_Material shown_
- - - - -

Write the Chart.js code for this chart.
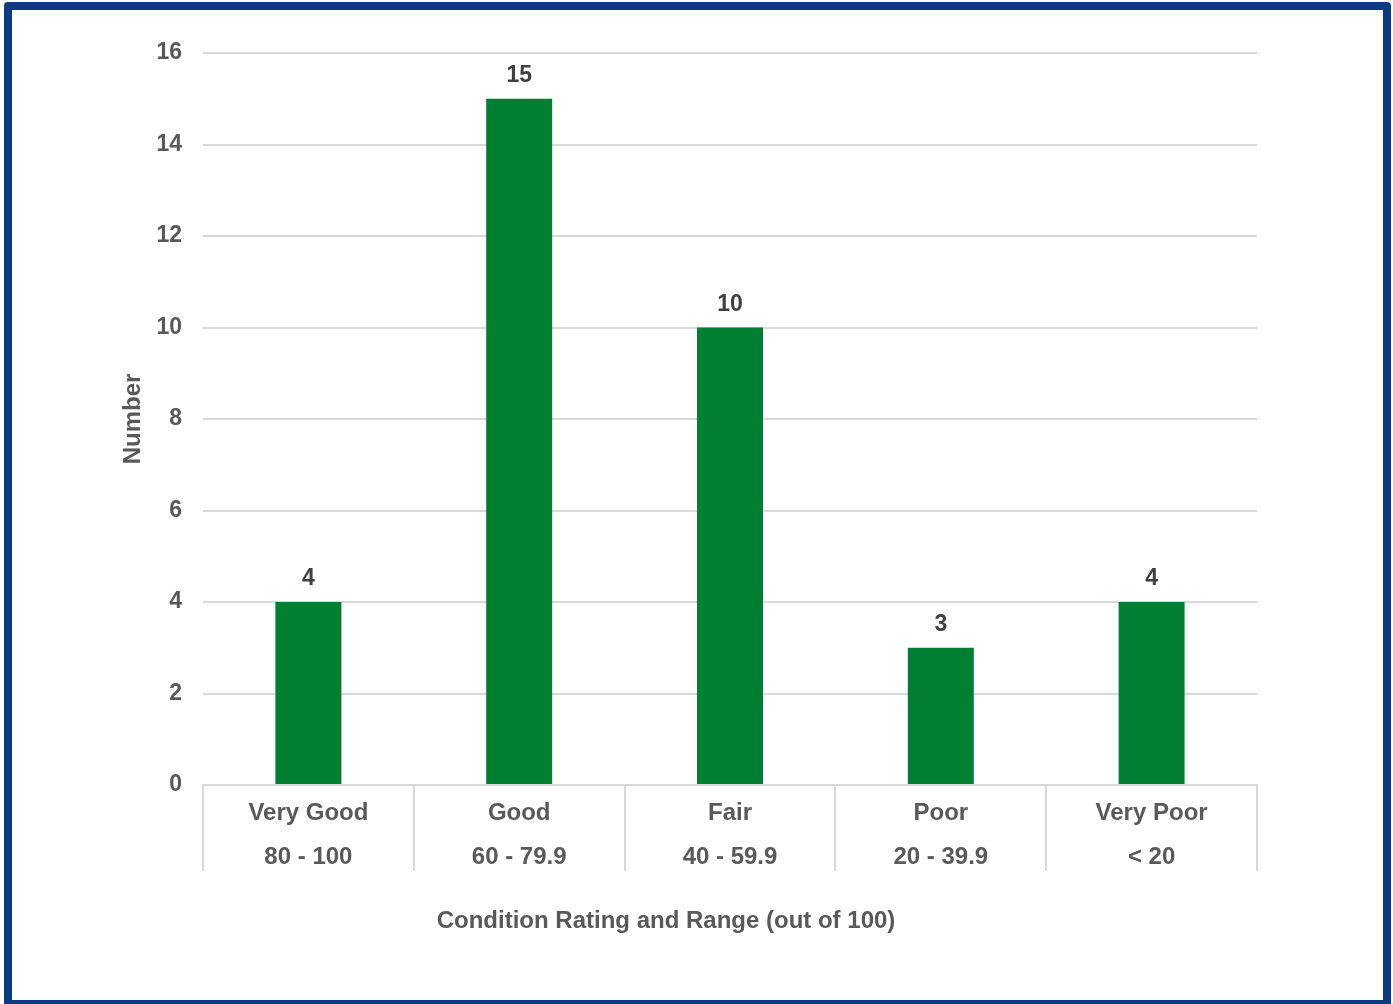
<!DOCTYPE html>
<html>
<head>
<meta charset="utf-8">
<script src="https://cdn.jsdelivr.net/npm/chart.js@4/dist/chart.umd.min.js"></script>
<style>
  html, body { margin: 0; padding: 0; background: #fff; }
  #frame {
    position: absolute;
    left: 4px;
    top: 2px;
    width: 1371px;
    height: 990px;
    border: 8px solid #0a3c86;
    border-radius: 4px;
    background: #fff;
  }
  canvas { display: block; }
</style>
</head>
<body>
<div id="frame"><canvas id="chart" width="1371" height="990"></canvas></div>
<script>
const ratings = ['Very Good', 'Good', 'Fair', 'Poor', 'Very Poor'];
const ranges = ['80 - 100', '60 - 79.9', '40 - 59.9', '20 - 39.9', '< 20'];
const counts = [4, 15, 10, 3, 4];
const yTitle = 'Number';
const xTitle = 'Condition Rating and Range (out of 100)';

const FONT = '"Liberation Sans", Arial, sans-serif';
const TEXT = '#595959';
const GRID = '#d9d9d9';

const labels = ratings.map((r, i) => [r, ranges[i]]);

// value labels above each bar
const valueLabels = {
  id: 'valueLabels',
  afterDatasetsDraw(chart) {
    const ctx = chart.ctx;
    const meta = chart.getDatasetMeta(0);
    ctx.save();
    ctx.font = 'bold 23px ' + FONT;
    ctx.fillStyle = '#404040';
    ctx.textAlign = 'center';
    ctx.textBaseline = 'alphabetic';
    meta.data.forEach((bar, i) => {
      ctx.fillText(String(counts[i]), bar.x, bar.y - 17);
    });
    ctx.restore();
  }
};

// category separators below the axis + x title (left of plot centre, as in the original)
const xDecor = {
  id: 'xDecor',
  afterDraw(chart) {
    const ctx = chart.ctx;
    const x = chart.scales.x;
    const top = chart.chartArea.bottom;
    ctx.save();
    ctx.strokeStyle = GRID;
    ctx.lineWidth = 2;
    for (let i = 0; i <= counts.length; i++) {
      const px = Math.round(x.getPixelForValue(i - 0.5));
      ctx.beginPath();
      ctx.moveTo(px, top);
      ctx.lineTo(px, top + 86);
      ctx.stroke();
    }
    ctx.font = 'bold 24px ' + FONT;
    ctx.fillStyle = TEXT;
    ctx.textAlign = 'center';
    ctx.textBaseline = 'middle';
    ctx.fillText(xTitle, 654, 911);
    ctx.restore();
  }
};

new Chart(document.getElementById('chart'), {
  type: 'bar',
  data: {
    labels: labels,
    datasets: [{
      data: counts,
      backgroundColor: '#007f33',
      borderWidth: 0,
      categoryPercentage: 0.313,
      barPercentage: 1
    }]
  },
  options: {
    responsive: false,
    animation: false,
    devicePixelRatio: 1,
    layout: { padding: { left: 107, right: 126, top: 43, bottom: 121 } },
    plugins: {
      legend: { display: false },
      tooltip: { enabled: false }
    },
    scales: {
      x: {
        afterFit(scale) { scale.height = 94; },
        grid: { display: false, drawTicks: false },
        border: { display: true, color: GRID, width: 2 },
        ticks: {
          padding: 6,
          color: TEXT,
          font: { family: FONT, size: 24, weight: 'bold', lineHeight: 1.833 },
          maxRotation: 0,
          autoSkip: false
        }
      },
      y: {
        min: 0,
        max: 16,
        afterFit(scale) { scale.width = 84; },
        grid: { color: GRID, lineWidth: 2, drawTicks: false },
        border: { display: false },
        ticks: {
          stepSize: 2,
          padding: 21,
          color: TEXT,
          font: { family: FONT, size: 23, weight: 'bold' }
        },
        title: {
          display: true,
          text: yTitle,
          color: TEXT,
          padding: { top: 0, bottom: 5 },
          font: { family: FONT, size: 24, weight: 'bold' }
        }
      }
    }
  },
  plugins: [valueLabels, xDecor]
});
</script>
</body>
</html>
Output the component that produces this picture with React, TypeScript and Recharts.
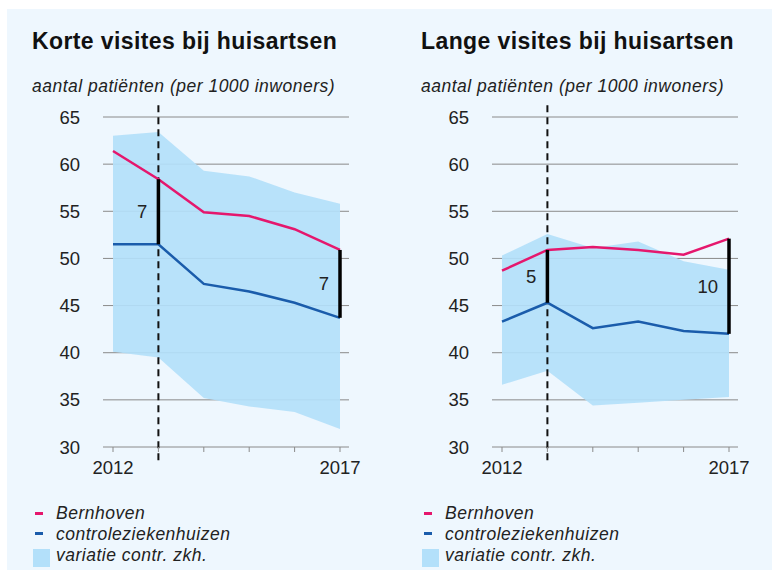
import React from 'react';
import {
  ComposedChart,
  Area,
  Line,
  XAxis,
  YAxis,
  CartesianGrid,
  ReferenceLine,
  ReferenceDot,
} from 'recharts';

const YEARS = [2012, 2013, 2014, 2015, 2016, 2017];
const Y_TICKS = [30, 35, 40, 45, 50, 55, 60, 65];
const X_LABELS = ['2012', '', '', '', '', '2017'];

const KORTE_BERNHOVEN = [61.4, 58.4, 54.9, 54.5, 53.1, 50.9];
const KORTE_CONTROLE = [51.5, 51.5, 47.3, 46.5, 45.3, 43.7];
const KORTE_VAR_HIGH = [63.0, 63.4, 59.3, 58.7, 57.0, 55.8];
const KORTE_VAR_LOW = [40.1, 39.5, 35.2, 34.3, 33.7, 31.9];
const KORTE_GAP_YEARS = [2013, 2017];
const KORTE_GAP_LABELS = ['7', '7'];

const LANGE_BERNHOVEN = [48.7, 50.9, 51.2, 50.9, 50.4, 52.1];
const LANGE_CONTROLE = [43.3, 45.3, 42.6, 43.3, 42.3, 42.0];
const LANGE_VAR_HIGH = [50.3, 52.6, 51.1, 51.8, 49.7, 48.8];
const LANGE_VAR_LOW = [36.6, 38.1, 34.4, 34.7, 35.0, 35.3];
const LANGE_GAP_YEARS = [2013, 2017];
const LANGE_GAP_LABELS = ['5', '10'];

const LEGEND_ITEMS = ['Bernhoven', 'controleziekenhuizen', 'variatie contr. zkh.'];

const START_YEAR = 2013;
const DASH_RANGE = [28.6, 66.3];

const PINK = '#e5176d';
const BLUE = '#1a5cab';
const BAND = '#b3e0fa';
const BG = '#eef7fe';
const FONT = 'Liberation Sans, Arial, Helvetica, sans-serif';

const buildRows = (bern: number[], ctrl: number[], low: number[], high: number[]) =>
  YEARS.map((year, i) => ({
    year,
    bern: bern[i],
    ctrl: ctrl[i],
    band: [low[i], high[i]],
  }));

interface PanelProps {
  left: number;
  title: string;
  bern: number[];
  ctrl: number[];
  low: number[];
  high: number[];
  gapYears: number[];
  gapLabels: string[];
}

const tickStyle = { fill: '#222', fontSize: 18.5, fontFamily: FONT };

const Panel = ({ left, title, bern, ctrl, low, high, gapYears, gapLabels }: PanelProps) => {
  const data = buildRows(bern, ctrl, low, high);

  return (
    <div style={{ position: 'absolute', left, top: 0, width: 380, height: 561 }}>
      <div
        style={{
          position: 'absolute',
          left: 25,
          top: 20.5,
          fontSize: 23,
          lineHeight: '23px',
          fontWeight: 'bold',
          letterSpacing: 0.4,
          color: '#111',
          whiteSpace: 'nowrap',
        }}
      >
        {title}
      </div>
      <div
        style={{
          position: 'absolute',
          left: 25,
          top: 69.2,
          fontSize: 17.5,
          lineHeight: '17.5px',
          fontStyle: 'italic',
          letterSpacing: 0.5,
          color: '#222',
          whiteSpace: 'nowrap',
        }}
      >
        aantal patiënten (per 1000 inwoners)
      </div>

      <ComposedChart
        width={380}
        height={470}
        data={data}
        margin={{ top: 108, right: 38, bottom: 2, left: 0 }}
        style={{ position: 'absolute', left: 0, top: 0 }}
      >
        <Area
          dataKey="band"
          type="linear"
          fill={BAND}
          fillOpacity={0.92}
          stroke="none"
          isAnimationActive={false}
        />
        <CartesianGrid vertical={false} stroke="#8a8a8a" strokeWidth={1} />
        <XAxis
          dataKey="year"
          type="number"
          domain={[2012, 2017]}
          ticks={YEARS}
          padding={{ left: 10, right: 9 }}
          axisLine={false}
          tickLine={{ stroke: '#8a8a8a' }}
          tickSize={5}
          tickMargin={9}
          height={30}
          tickFormatter={(v: number) => X_LABELS[YEARS.indexOf(v)]}
          tick={tickStyle}
        />
        <YAxis
          type="number"
          domain={[30, 65]}
          ticks={Y_TICKS}
          width={96}
          axisLine={false}
          tickLine={false}
          tickSize={0}
          tickMargin={23}
          tick={tickStyle}
        />
        <ReferenceLine
          segment={[
            { x: START_YEAR, y: DASH_RANGE[0] },
            { x: START_YEAR, y: DASH_RANGE[1] },
          ]}
          stroke="#111"
          strokeWidth={2}
          strokeDasharray="7 5"
          ifOverflow="visible"
        />
        <Line
          dataKey="ctrl"
          type="linear"
          stroke={BLUE}
          strokeWidth={2.5}
          dot={false}
          isAnimationActive={false}
        />
        <Line
          dataKey="bern"
          type="linear"
          stroke={PINK}
          strokeWidth={2.5}
          dot={false}
          isAnimationActive={false}
        />
        {gapYears.map((year) => {
          const i = YEARS.indexOf(year);
          return (
            <ReferenceLine
              key={`bar-${year}`}
              segment={[
                { x: year, y: ctrl[i] },
                { x: year, y: bern[i] },
              ]}
              stroke="#000"
              strokeWidth={3.5}
              ifOverflow="visible"
            />
          );
        })}
        {gapYears.map((year, k) => {
          const i = YEARS.indexOf(year);
          return (
            <ReferenceDot
              key={`lbl-${year}`}
              x={year}
              y={(ctrl[i] + bern[i]) / 2}
              r={0}
              fill="none"
              stroke="none"
              ifOverflow="visible"
              label={{
                value: gapLabels[k],
                position: 'left',
                offset: 11,
                fill: '#222',
                fontSize: 18.5,
                fontFamily: FONT,
              }}
            />
          );
        })}
      </ComposedChart>

      <div style={{ position: 'absolute', left: 28, top: 503, width: 8, height: 3, background: PINK }} />
      <div style={{ position: 'absolute', left: 28, top: 523, width: 8, height: 3, background: BLUE }} />
      <div style={{ position: 'absolute', left: 26, top: 540, width: 17, height: 18, background: BAND }} />
      {LEGEND_ITEMS.map((t, i) => (
        <div
          key={t}
          style={{
            position: 'absolute',
            left: 49,
            top: 496.2 + i * 21,
            fontSize: 17.5,
            lineHeight: '17.5px',
            fontStyle: 'italic',
            letterSpacing: 0.5,
            color: '#222',
            whiteSpace: 'nowrap',
          }}
        >
          {t}
        </div>
      ))}
    </div>
  );
};

export default function App() {
  return (
    <div
      style={{
        position: 'absolute',
        left: 7,
        top: 9,
        width: 765,
        height: 561,
        background: BG,
        fontFamily: FONT,
        overflow: 'hidden',
      }}
    >
      <Panel
        left={0}
        title="Korte visites bij huisartsen"
        bern={KORTE_BERNHOVEN}
        ctrl={KORTE_CONTROLE}
        low={KORTE_VAR_LOW}
        high={KORTE_VAR_HIGH}
        gapYears={KORTE_GAP_YEARS}
        gapLabels={KORTE_GAP_LABELS}
      />
      <Panel
        left={389}
        title="Lange visites bij huisartsen"
        bern={LANGE_BERNHOVEN}
        ctrl={LANGE_CONTROLE}
        low={LANGE_VAR_LOW}
        high={LANGE_VAR_HIGH}
        gapYears={LANGE_GAP_YEARS}
        gapLabels={LANGE_GAP_LABELS}
      />
    </div>
  );
}
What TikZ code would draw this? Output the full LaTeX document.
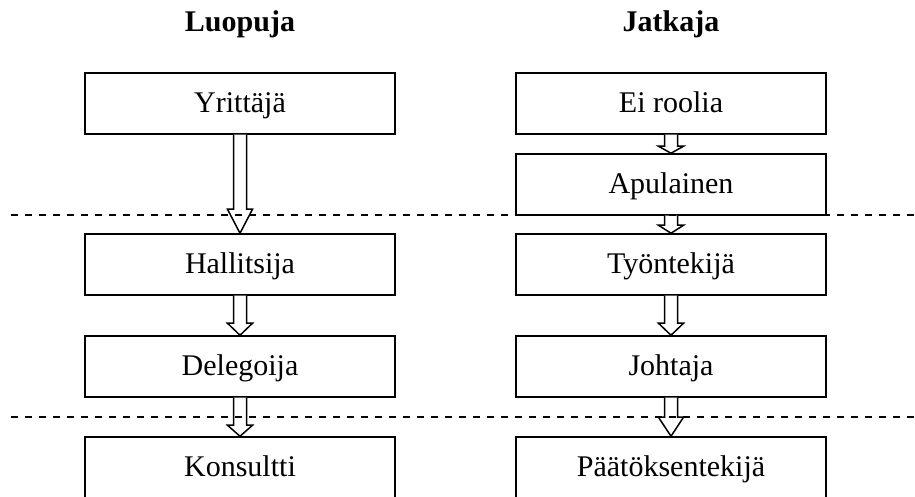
\documentclass[tikz,border=0pt]{standalone}
\usepackage{fontspec}
\setmainfont{Liberation Serif}
\usetikzlibrary{calc}

% hollow block arrow: from node, to node, head length
\newcommand{\blockarrow}[3]{%
  \draw[flowarrow] ($(#1.south)+(-6.5,0)$) -- ($(#2.north)+(-6.5,-#3)$)
    -- ($(#2.north)+(-12.5,-#3)$) -- (#2.north) -- ($(#2.north)+(12.5,-#3)$)
    -- ($(#2.north)+(6.5,-#3)$) -- ($(#1.south)+(6.5,0)$);}

\begin{document}
\begin{tikzpicture}[x=0.4pt, y=-0.4pt, font=\fontsize{12}{14}\selectfont,
  rolebox/.style={draw, line width=0.6pt, minimum width=124pt, minimum height=24.4pt,
    inner sep=0pt, text height=9pt, text depth=1.4pt},
  header/.style={font=\fontsize{12}{14}\selectfont\bfseries, anchor=base},
  flowarrow/.style={draw, fill=white, line width=0.6pt, line join=miter},
  phase/.style={line width=0.6pt, dash pattern=on 2.8pt off 2.8pt}]
  \clip (0,0) rectangle (915,497);

  % column titles
  \node[header] (luopuja) at (240,32) {Luopuja};
  \node[header] (jatkaja) at (671,32) {Jatkaja};

  % left column
  \node[rolebox] (yrittaja)  at (240,103.5) {Yrittäjä};
  \node[rolebox] (hallitsija) at (240,264.5) {Hallitsija};
  \node[rolebox] (delegoija) at (240,366.5) {Delegoija};
  \node[rolebox] (konsultti) at (240,467.5) {Konsultti};

  % right column
  \node[rolebox] (eirooli)   at (671,103.5) {Ei roolia};
  \node[rolebox] (apulainen) at (671,184.5) {Apulainen};
  \node[rolebox] (tyontekija) at (671,264.5) {Työntekijä};
  \node[rolebox] (johtaja)   at (671,366.5) {Johtaja};
  \node[rolebox] (paattaja)  at (671,467.5) {Päätöksentekijä};

  \blockarrow{yrittaja}{hallitsija}{24}
  \blockarrow{hallitsija}{delegoija}{12}
  \blockarrow{delegoija}{konsultti}{11}
  \blockarrow{eirooli}{apulainen}{7}
  \blockarrow{apulainen}{tyontekija}{8}
  \blockarrow{tyontekija}{johtaja}{12}
  \blockarrow{johtaja}{paattaja}{19}

  % phase borders
  \draw[phase] (11,215) -- (915,215);
  \draw[phase] (11,417) -- (915,417);
\end{tikzpicture}
\end{document}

- - - - -

_Required work_
Take the stretch from the line containing "Output the component" through the line containing "const DASH_RANGE = [28.6, 66.3];" and reproduce it exactly, both ends included. Omit the pictures.

_Result for this exercise_
Output the component that produces this picture with React, TypeScript and Recharts.
import React from 'react';
import {
  ComposedChart,
  Area,
  Line,
  XAxis,
  YAxis,
  CartesianGrid,
  ReferenceLine,
  ReferenceDot,
} from 'recharts';

const YEARS = [2012, 2013, 2014, 2015, 2016, 2017];
const Y_TICKS = [30, 35, 40, 45, 50, 55, 60, 65];
const X_LABELS = ['2012', '', '', '', '', '2017'];

const KORTE_BERNHOVEN = [61.4, 58.4, 54.9, 54.5, 53.1, 50.9];
const KORTE_CONTROLE = [51.5, 51.5, 47.3, 46.5, 45.3, 43.7];
const KORTE_VAR_HIGH = [63.0, 63.4, 59.3, 58.7, 57.0, 55.8];
const KORTE_VAR_LOW = [40.1, 39.5, 35.2, 34.3, 33.7, 31.9];
const KORTE_GAP_YEARS = [2013, 2017];
const KORTE_GAP_LABELS = ['7', '7'];

const LANGE_BERNHOVEN = [48.7, 50.9, 51.2, 50.9, 50.4, 52.1];
const LANGE_CONTROLE = [43.3, 45.3, 42.6, 43.3, 42.3, 42.0];
const LANGE_VAR_HIGH = [50.3, 52.6, 51.1, 51.8, 49.7, 48.8];
const LANGE_VAR_LOW = [36.6, 38.1, 34.4, 34.7, 35.0, 35.3];
const LANGE_GAP_YEARS = [2013, 2017];
const LANGE_GAP_LABELS = ['5', '10'];

const LEGEND_ITEMS = ['Bernhoven', 'controleziekenhuizen', 'variatie contr. zkh.'];

const START_YEAR = 2013;
const DASH_RANGE = [28.6, 66.3];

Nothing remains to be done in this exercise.